<<<<
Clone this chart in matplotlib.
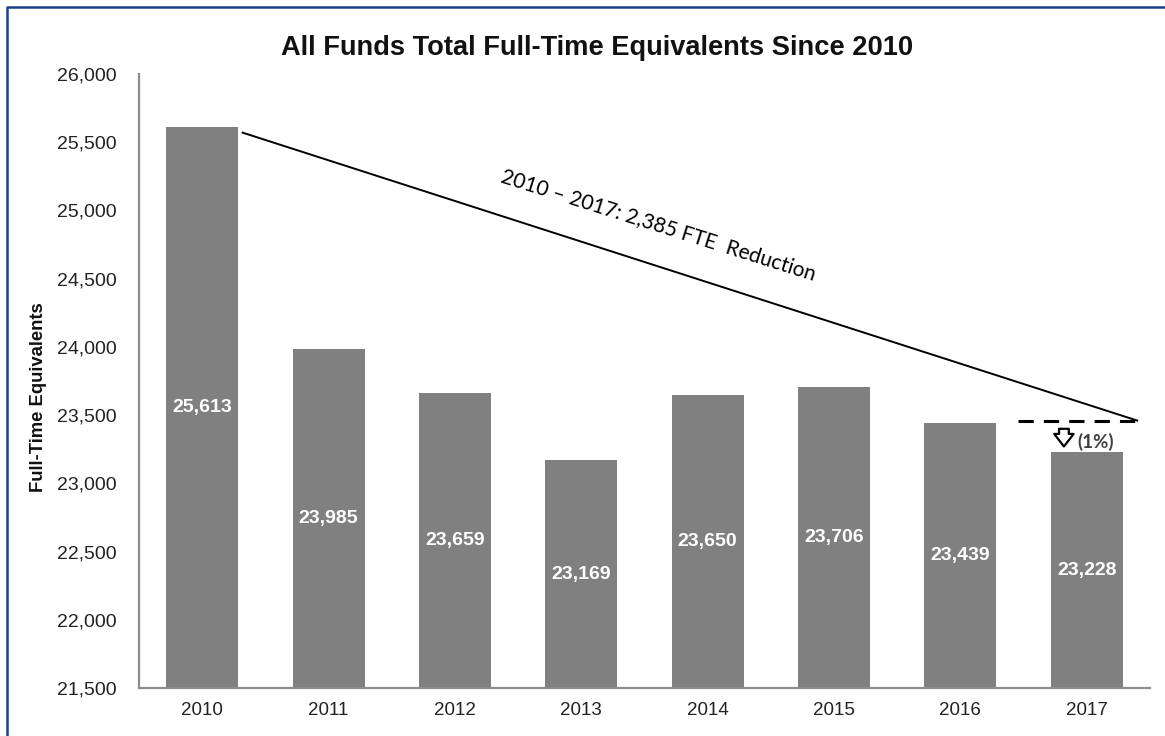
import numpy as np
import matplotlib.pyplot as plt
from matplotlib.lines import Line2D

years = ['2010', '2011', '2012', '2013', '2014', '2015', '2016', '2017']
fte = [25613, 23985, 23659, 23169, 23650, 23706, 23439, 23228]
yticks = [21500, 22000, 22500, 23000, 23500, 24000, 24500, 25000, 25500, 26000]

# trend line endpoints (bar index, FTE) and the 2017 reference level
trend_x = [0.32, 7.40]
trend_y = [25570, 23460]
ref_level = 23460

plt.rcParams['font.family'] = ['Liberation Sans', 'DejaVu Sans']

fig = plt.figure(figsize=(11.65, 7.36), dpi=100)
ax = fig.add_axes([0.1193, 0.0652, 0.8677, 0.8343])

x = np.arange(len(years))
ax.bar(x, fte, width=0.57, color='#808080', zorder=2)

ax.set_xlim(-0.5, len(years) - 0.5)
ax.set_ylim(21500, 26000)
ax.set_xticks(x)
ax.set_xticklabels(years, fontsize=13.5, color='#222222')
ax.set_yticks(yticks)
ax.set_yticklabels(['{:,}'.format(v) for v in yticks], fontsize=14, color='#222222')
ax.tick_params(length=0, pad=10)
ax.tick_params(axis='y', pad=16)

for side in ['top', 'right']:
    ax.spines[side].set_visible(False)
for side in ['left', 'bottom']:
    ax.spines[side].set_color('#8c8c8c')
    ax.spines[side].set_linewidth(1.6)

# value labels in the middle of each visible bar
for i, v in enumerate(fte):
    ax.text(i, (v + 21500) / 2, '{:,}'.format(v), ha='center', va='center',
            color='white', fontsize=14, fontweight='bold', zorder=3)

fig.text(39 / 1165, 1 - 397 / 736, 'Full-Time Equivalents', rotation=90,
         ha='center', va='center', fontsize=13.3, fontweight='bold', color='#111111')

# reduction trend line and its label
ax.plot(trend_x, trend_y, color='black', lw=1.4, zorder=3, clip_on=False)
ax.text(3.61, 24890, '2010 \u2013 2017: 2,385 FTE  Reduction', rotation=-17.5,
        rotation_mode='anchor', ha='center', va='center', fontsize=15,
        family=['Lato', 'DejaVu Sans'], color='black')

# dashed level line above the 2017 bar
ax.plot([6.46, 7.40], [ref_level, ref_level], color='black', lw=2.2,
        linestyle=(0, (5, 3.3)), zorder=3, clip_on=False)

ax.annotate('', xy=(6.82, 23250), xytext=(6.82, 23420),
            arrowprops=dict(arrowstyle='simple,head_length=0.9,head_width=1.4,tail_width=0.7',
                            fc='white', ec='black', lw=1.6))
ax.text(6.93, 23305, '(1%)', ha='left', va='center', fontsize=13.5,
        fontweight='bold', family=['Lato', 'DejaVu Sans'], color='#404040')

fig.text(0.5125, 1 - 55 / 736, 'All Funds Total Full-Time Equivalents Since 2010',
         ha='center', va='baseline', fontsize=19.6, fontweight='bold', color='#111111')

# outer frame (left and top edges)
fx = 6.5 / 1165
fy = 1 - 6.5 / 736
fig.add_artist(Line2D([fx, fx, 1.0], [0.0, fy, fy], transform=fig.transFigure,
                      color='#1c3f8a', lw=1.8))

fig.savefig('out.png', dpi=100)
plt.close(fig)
>>>>
### WHAT YOU SHOULD DO
Leave out any pictures and return exactly the lines from the beginning of the data through the line with "ax.spines[side].set_linewidth(1.6)", inclusive.

### SOLUTION TO THE EXERCISE
Clone this chart in matplotlib.
import numpy as np
import matplotlib.pyplot as plt
from matplotlib.lines import Line2D

years = ['2010', '2011', '2012', '2013', '2014', '2015', '2016', '2017']
fte = [25613, 23985, 23659, 23169, 23650, 23706, 23439, 23228]
yticks = [21500, 22000, 22500, 23000, 23500, 24000, 24500, 25000, 25500, 26000]

# trend line endpoints (bar index, FTE) and the 2017 reference level
trend_x = [0.32, 7.40]
trend_y = [25570, 23460]
ref_level = 23460

plt.rcParams['font.family'] = ['Liberation Sans', 'DejaVu Sans']

fig = plt.figure(figsize=(11.65, 7.36), dpi=100)
ax = fig.add_axes([0.1193, 0.0652, 0.8677, 0.8343])

x = np.arange(len(years))
ax.bar(x, fte, width=0.57, color='#808080', zorder=2)

ax.set_xlim(-0.5, len(years) - 0.5)
ax.set_ylim(21500, 26000)
ax.set_xticks(x)
ax.set_xticklabels(years, fontsize=13.5, color='#222222')
ax.set_yticks(yticks)
ax.set_yticklabels(['{:,}'.format(v) for v in yticks], fontsize=14, color='#222222')
ax.tick_params(length=0, pad=10)
ax.tick_params(axis='y', pad=16)

for side in ['top', 'right']:
    ax.spines[side].set_visible(False)
for side in ['left', 'bottom']:
    ax.spines[side].set_color('#8c8c8c')
    ax.spines[side].set_linewidth(1.6)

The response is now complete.